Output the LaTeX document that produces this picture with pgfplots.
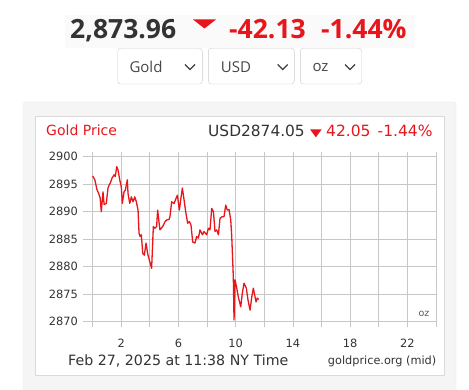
--
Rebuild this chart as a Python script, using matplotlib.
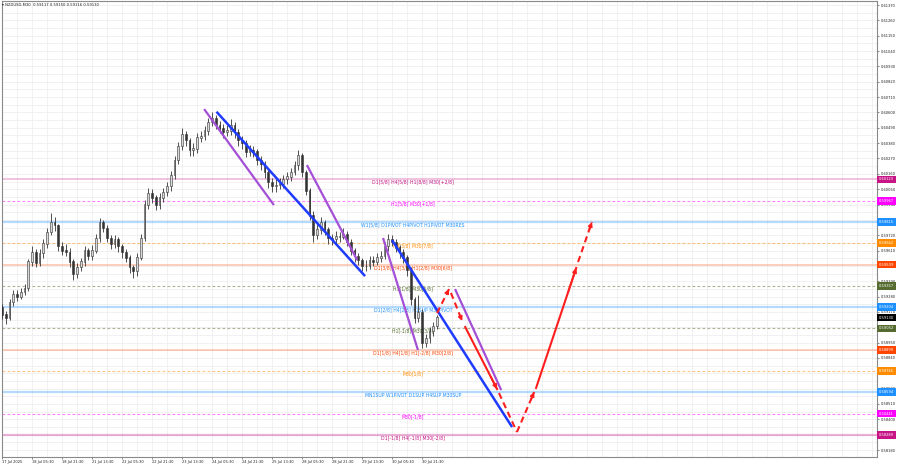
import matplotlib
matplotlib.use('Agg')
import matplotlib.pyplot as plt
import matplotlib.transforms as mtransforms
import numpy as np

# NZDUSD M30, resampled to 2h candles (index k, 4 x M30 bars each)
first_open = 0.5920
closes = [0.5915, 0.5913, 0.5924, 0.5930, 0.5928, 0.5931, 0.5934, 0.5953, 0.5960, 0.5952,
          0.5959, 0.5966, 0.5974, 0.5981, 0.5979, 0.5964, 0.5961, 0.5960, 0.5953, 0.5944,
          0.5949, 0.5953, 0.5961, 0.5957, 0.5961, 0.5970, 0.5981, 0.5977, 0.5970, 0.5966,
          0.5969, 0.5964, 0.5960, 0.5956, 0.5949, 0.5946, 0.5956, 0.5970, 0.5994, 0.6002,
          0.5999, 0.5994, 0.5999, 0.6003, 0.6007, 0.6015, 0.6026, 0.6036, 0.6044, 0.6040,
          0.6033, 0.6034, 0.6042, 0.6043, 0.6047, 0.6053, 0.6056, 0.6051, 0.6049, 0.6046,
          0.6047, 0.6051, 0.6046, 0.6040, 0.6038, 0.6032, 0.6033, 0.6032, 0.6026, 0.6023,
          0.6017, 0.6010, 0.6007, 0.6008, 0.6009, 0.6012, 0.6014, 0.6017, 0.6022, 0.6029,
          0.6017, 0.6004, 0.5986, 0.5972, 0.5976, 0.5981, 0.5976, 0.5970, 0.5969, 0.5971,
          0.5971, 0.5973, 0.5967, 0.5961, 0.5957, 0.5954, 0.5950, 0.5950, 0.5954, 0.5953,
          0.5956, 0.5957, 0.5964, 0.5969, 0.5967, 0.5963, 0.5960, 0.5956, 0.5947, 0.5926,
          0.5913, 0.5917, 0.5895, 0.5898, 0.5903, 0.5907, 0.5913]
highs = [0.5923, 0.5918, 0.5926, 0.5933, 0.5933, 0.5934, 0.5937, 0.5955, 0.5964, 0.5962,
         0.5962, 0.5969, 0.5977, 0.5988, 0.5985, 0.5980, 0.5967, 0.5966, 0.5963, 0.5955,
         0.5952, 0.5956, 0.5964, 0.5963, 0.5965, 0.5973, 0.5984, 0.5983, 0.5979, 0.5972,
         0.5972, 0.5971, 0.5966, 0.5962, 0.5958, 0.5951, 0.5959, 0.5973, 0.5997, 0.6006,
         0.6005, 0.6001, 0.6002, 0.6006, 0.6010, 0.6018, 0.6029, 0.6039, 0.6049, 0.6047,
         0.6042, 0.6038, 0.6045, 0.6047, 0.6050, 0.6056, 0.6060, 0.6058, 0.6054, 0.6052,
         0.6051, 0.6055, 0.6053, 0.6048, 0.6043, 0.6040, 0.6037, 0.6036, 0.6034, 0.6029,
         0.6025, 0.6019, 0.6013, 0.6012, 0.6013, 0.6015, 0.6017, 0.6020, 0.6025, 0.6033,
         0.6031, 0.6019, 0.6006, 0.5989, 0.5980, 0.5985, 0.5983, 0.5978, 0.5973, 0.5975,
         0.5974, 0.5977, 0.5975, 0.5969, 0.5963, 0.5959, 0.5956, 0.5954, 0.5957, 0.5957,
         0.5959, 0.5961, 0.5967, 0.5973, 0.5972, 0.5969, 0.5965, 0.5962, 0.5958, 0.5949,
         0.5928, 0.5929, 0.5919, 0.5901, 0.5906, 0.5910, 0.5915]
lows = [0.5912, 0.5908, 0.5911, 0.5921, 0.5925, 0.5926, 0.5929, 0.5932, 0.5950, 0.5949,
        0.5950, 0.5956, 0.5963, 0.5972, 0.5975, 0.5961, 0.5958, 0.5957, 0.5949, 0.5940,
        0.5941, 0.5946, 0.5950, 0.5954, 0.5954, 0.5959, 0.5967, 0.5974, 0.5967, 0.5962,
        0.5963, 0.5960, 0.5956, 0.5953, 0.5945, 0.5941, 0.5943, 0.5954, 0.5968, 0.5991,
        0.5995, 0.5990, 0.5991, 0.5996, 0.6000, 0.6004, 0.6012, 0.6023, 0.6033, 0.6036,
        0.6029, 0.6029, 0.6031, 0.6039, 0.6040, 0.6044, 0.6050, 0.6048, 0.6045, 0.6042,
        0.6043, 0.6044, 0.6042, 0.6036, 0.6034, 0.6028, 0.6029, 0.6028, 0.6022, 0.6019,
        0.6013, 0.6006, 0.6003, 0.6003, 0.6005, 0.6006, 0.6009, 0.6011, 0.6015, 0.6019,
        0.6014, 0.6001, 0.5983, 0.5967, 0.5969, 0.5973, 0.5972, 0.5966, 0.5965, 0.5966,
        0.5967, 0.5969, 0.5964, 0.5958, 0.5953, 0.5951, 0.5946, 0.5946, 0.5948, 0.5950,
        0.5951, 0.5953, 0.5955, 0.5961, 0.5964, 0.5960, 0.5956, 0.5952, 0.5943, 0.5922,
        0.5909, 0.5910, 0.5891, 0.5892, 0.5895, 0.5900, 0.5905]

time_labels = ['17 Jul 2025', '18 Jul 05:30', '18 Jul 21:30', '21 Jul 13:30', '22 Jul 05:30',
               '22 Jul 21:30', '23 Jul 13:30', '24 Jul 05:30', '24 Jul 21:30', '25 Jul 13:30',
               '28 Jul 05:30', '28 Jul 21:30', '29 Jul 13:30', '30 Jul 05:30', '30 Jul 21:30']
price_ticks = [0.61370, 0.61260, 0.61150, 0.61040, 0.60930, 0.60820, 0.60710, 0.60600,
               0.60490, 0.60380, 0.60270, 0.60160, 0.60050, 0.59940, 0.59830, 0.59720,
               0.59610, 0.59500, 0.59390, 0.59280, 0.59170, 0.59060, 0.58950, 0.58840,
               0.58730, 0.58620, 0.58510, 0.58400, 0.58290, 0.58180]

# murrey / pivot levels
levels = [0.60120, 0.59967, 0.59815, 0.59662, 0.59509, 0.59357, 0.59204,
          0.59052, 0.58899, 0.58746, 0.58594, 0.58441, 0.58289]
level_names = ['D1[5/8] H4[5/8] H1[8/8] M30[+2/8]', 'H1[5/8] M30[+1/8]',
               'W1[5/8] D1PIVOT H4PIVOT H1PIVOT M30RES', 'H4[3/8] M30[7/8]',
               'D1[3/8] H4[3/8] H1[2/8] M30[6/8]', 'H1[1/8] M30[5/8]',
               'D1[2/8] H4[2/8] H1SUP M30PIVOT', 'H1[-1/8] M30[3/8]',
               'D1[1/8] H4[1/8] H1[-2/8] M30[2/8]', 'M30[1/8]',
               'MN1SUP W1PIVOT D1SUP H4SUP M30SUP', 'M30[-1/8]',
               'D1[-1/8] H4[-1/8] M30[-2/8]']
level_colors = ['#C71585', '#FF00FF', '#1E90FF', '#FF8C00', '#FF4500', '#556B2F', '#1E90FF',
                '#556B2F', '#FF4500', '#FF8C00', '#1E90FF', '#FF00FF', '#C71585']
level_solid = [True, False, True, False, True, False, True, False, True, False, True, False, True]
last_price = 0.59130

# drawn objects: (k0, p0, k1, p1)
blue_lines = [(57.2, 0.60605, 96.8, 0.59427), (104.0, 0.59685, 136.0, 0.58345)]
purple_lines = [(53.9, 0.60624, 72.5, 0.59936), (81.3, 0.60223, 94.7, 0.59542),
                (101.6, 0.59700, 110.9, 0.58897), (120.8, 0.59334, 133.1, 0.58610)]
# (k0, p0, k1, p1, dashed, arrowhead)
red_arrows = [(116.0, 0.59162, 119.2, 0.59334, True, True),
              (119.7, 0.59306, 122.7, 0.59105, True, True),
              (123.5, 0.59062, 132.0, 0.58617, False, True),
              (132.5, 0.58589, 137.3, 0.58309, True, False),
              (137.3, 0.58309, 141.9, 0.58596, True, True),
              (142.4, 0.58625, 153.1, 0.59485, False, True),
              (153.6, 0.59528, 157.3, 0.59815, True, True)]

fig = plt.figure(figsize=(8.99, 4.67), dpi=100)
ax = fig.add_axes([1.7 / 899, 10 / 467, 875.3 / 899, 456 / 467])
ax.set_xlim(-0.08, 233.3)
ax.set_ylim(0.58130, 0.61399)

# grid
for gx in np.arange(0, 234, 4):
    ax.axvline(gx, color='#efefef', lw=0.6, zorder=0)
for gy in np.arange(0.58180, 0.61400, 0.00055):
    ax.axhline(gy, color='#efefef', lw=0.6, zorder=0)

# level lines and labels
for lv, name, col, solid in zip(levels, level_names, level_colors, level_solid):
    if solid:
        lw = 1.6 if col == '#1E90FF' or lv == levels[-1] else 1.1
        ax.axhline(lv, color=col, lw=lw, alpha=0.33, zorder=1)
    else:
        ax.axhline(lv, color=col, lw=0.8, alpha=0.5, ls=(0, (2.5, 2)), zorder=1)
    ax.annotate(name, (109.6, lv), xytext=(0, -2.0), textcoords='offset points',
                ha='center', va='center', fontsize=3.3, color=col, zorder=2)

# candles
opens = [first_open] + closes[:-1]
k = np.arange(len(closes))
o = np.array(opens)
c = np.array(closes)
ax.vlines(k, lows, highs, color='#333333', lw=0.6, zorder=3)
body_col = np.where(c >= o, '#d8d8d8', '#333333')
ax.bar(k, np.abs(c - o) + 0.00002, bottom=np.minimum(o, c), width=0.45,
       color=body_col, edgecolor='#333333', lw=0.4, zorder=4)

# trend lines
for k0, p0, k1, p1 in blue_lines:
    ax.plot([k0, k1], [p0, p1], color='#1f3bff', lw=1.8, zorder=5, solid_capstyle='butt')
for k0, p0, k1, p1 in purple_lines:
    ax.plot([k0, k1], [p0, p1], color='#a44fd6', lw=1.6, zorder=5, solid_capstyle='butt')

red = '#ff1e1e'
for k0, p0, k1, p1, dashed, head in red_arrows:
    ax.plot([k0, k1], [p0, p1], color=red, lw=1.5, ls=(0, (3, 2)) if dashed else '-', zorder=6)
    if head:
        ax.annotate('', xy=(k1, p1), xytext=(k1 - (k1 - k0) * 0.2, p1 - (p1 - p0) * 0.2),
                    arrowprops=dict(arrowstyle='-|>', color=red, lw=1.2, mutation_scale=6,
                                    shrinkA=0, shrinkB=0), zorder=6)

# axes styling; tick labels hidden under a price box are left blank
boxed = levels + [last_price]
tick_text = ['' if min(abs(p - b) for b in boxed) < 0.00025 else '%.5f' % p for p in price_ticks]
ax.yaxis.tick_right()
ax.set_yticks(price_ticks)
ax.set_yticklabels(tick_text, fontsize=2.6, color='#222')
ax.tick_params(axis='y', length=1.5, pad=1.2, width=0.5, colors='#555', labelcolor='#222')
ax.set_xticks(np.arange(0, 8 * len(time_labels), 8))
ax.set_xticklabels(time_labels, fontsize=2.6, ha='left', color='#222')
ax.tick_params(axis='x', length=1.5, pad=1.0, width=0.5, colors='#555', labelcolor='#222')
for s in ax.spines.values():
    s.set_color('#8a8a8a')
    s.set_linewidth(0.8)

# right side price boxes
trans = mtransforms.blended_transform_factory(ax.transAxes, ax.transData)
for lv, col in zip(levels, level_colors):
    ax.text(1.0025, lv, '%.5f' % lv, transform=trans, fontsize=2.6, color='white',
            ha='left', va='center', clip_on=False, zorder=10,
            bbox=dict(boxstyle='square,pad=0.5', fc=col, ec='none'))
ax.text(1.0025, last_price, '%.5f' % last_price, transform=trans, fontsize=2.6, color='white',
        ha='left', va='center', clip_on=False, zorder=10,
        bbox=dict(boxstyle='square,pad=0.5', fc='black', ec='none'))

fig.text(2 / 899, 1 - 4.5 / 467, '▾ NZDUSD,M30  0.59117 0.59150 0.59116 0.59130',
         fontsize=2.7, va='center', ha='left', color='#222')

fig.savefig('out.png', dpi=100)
--
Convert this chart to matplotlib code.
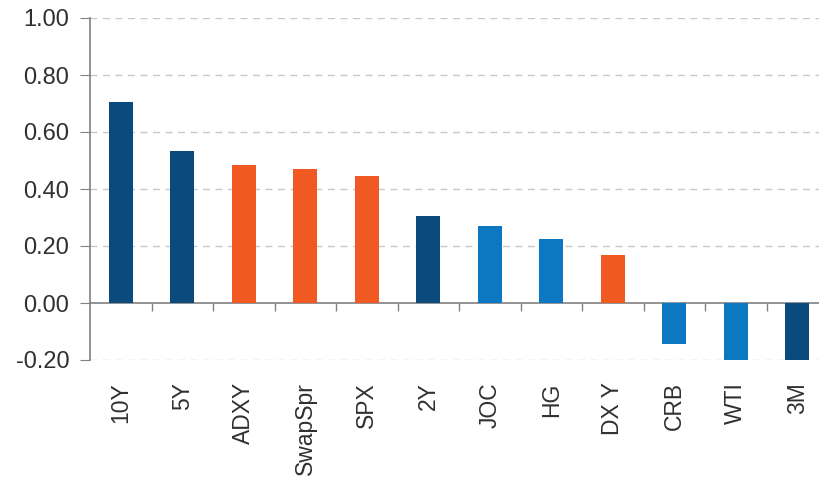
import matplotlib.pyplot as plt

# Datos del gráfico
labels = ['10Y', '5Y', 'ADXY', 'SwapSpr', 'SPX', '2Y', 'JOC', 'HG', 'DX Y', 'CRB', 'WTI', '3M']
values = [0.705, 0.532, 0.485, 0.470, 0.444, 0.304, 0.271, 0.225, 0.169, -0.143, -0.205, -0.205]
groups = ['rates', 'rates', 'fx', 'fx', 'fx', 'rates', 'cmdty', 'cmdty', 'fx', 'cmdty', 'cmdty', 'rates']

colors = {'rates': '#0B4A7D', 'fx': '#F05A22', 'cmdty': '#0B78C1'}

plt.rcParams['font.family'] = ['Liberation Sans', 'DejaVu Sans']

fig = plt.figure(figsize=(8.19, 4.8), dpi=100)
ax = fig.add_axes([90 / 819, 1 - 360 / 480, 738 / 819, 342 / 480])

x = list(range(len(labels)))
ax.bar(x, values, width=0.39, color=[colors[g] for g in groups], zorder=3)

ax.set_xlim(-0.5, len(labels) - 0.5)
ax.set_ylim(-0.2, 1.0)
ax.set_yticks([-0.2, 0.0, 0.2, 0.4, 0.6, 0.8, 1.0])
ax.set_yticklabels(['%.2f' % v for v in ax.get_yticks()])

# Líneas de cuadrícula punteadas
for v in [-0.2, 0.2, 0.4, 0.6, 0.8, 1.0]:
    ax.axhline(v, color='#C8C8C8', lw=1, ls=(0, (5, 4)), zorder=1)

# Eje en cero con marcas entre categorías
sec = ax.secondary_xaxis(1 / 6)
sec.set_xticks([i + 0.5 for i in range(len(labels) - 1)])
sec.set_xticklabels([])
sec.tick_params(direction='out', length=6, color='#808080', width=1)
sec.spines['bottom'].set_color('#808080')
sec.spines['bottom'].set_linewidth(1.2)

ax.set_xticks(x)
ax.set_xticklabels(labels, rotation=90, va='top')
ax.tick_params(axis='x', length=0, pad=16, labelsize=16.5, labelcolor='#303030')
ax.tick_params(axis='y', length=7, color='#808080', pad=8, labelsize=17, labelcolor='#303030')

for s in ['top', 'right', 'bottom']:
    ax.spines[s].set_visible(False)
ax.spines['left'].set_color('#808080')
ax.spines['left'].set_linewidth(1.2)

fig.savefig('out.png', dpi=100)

Requirement: Exactly as they stand, quote the lines beginning with the one that contains "Rebuild this chart" and ending with the one that contains "import numpy as np", with no pictures.

Written reply:
Rebuild this chart as a Python script, using matplotlib.
import matplotlib
matplotlib.use('Agg')
import matplotlib.pyplot as plt
import matplotlib.transforms as mtransforms
import numpy as np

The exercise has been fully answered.